Amazon is bringing cloud computing to the masses. Any individual with access to a browser now has access to almost unlimited computing power and storage. This may be the moment that marks the official beginning of the end of the desktop computer, which was already on a downward slide because of the rise of notebooks, netbooks, tablets, and smartphones.

For managers of computer labs, this technology eliminates a slew of nitty gritty management problems without good solutions. When a shared computer is idle, do you take action after 5, 10, or 15 minutes? If you wait too long, you annoy users who are waiting for their turn, and you invite unauthorized users to sneak into someone else's session. If you act too soon, you ruin the experience for the current user. Should you immediately log off an idle user or do you lock the screen for a while before logging off? Again, you balance the interests of the current user against those of the next user. Which software do you install where? Installing all software on every computer is usually too expensive. But if each computer in the lab has its own configuration, how do you communicate those differences to the users? The ultimate challenge of the shared computer is how to let students install software that they themselves are developing while keeping the computer relatively secure, usable to others, and free from pirated software.

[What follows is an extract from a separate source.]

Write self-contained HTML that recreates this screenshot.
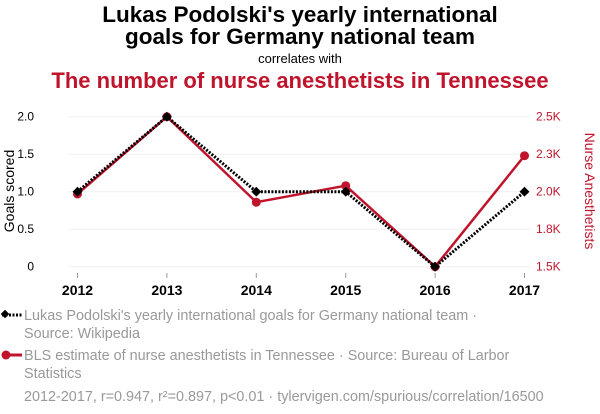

Amazon has solved all of this and more. With cloud-based computers, there is no such thing as an idle computer, only idle screens. Shutting down a screen and turning it over to another user does not ruin a session in progress. It is more like turning over a printer. The cloud-based personal computer is configured for one user according to his or her requirements. Students and faculty can install whatever software they need, including their own research software. As to the usual suite of standard applications, cloud services like Adobe Creative Cloud, Google Apps, and Windows Azure have eliminated software installation and maintenance entirely.

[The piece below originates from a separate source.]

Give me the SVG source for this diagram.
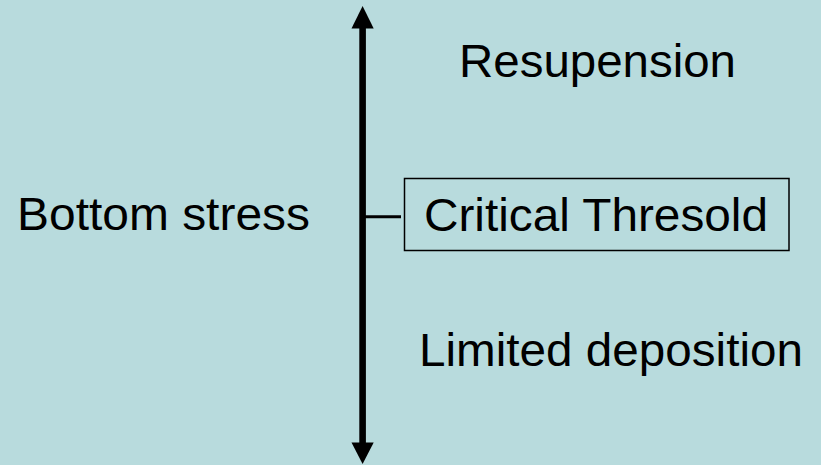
<svg xmlns="http://www.w3.org/2000/svg" width="821" height="465" viewBox="0 0 821 465">
<style>
.t{font-family:"Liberation Sans",Arial,sans-serif;font-size:46px;fill:#000}
</style>
<rect width="821" height="465" fill="#B8DBDD"/>
<g id="connectors">
<rect x="359.3" y="26" width="6.6" height="419" fill="#000"/>
<polygon points="362.6,6 351.5,28.5 373.7,28.5" fill="#000"/>
<polygon points="362.6,464 351.5,442.5 373.7,442.5" fill="#000"/>
<line x1="365" y1="216.7" x2="401" y2="216.7" stroke="#000" stroke-width="3"/>
</g>
<g id="axis-label"><text class="t" x="17" y="230" textLength="293" lengthAdjust="spacingAndGlyphs">Bottom stress</text></g>
<g id="resuspension"><text class="t" x="459" y="77" textLength="277" lengthAdjust="spacingAndGlyphs">Resupension</text></g>
<g id="threshold">
<rect x="404.5" y="178.5" width="384.5" height="72" fill="none" stroke="#000" stroke-width="1.5"/>
<text class="t" x="424" y="231" textLength="344" lengthAdjust="spacingAndGlyphs">Critical Thresold</text>
</g>
<g id="deposition"><text class="t" x="419" y="366" textLength="384" lengthAdjust="spacingAndGlyphs">Limited deposition</text></g>
</svg>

The potential of cloud computing in the Information Commons is more than substituting one technology with another. Students and faculty suddenly have their own custom computing laboratory with an unlimited number of computers over which they have complete control. One can imagine projects in which cloud-based computers harvest measurements from sensors across the globe (weather-related, for example), read and analyze the news, and data mine social networks. All of this data can then be fed to high-performance servers running research software for analysis and visualization.

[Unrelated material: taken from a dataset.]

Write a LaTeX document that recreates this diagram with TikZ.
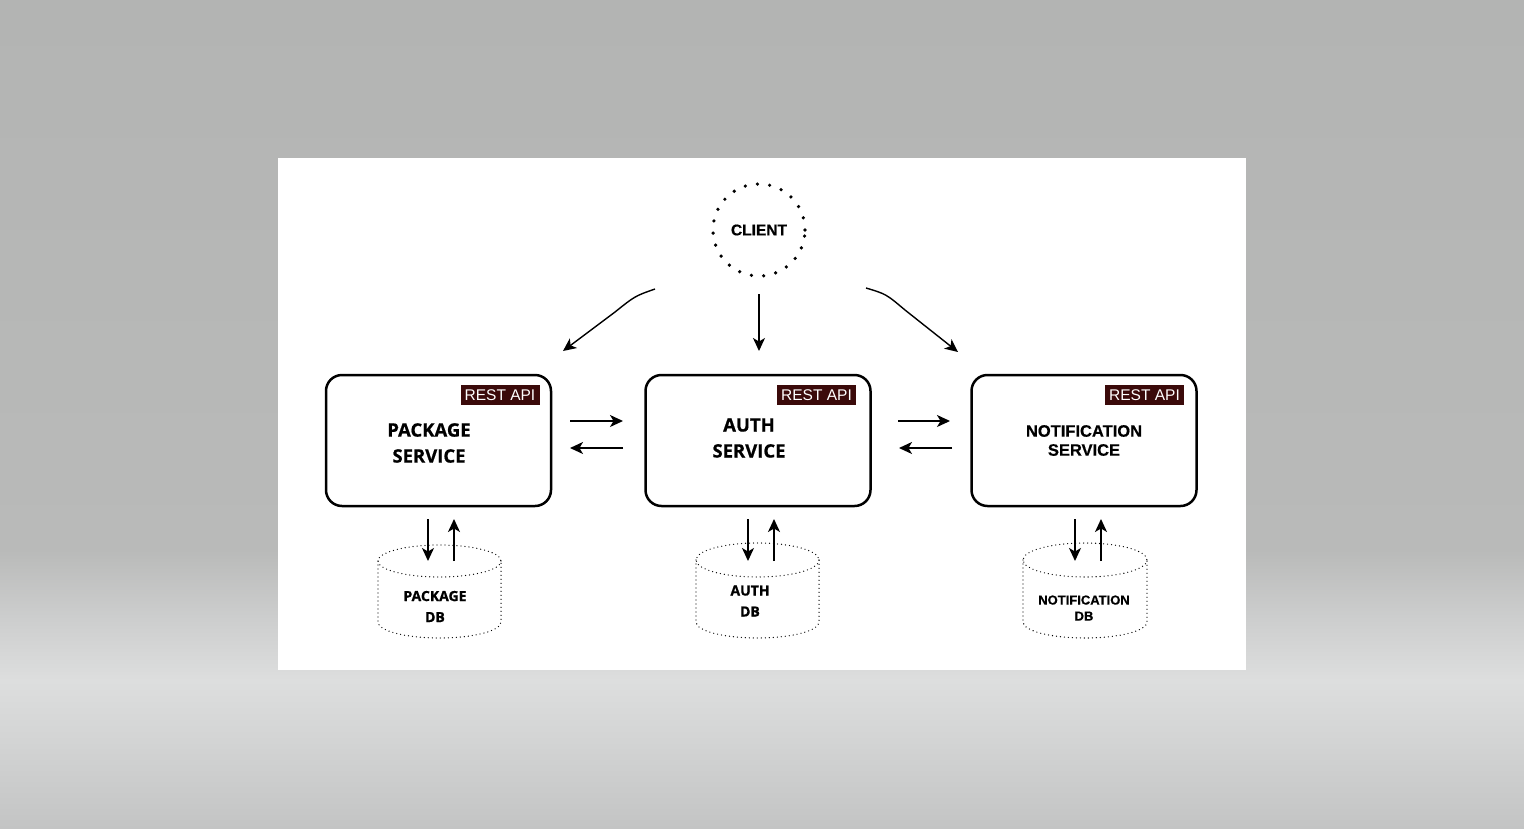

Currently, retail pricing for a cloud-based personal computer starts at $35 per month. This is already a very good price point, considering that it eliminates the hardware replacement cycle, software maintenance, security issues, etc. One can also add and drop computers as needed. Moreover, this is a price point established before competitors have even entered the market. 

When computing and storage become relatively inexpensive on-demand commodity services, computing labs are no longer in the business of sharing computing devices, storage, and software; they are in the business of sharing visualization devices. Currently, Information Commons provide large-screen high-resolution monitors attached to a computer. As large-scale, high-performance, big-data projects grow in popularity across many disciplines, there will be increasing demand for more advanced equipment to visualize and render the results. Today's computing labs will morph into advanced visualization labs. They will provide the capacity to use multiple large high-resolution screens. They may provide access to CAVEs (CAVE Automatic Virtual Environment) and/or additive-manufacturing equipment (which includes 3-D printing). The support requirements for such equipment are radically different from those for current computer labs. CAVEs need large rooms with no windows, multiple projectors, and a sound system. Additive manufacturing may be loud and may require specialized venting systems.

For managers of Information Commons, it is not too early to start planning for this transition. They may look forward to getting rid of the nitty-gritty unsolvable problems mentioned above, but integrating these technologies into the real estate currently used for computing labs and libraries will require all of the organizational and management skills they can muster.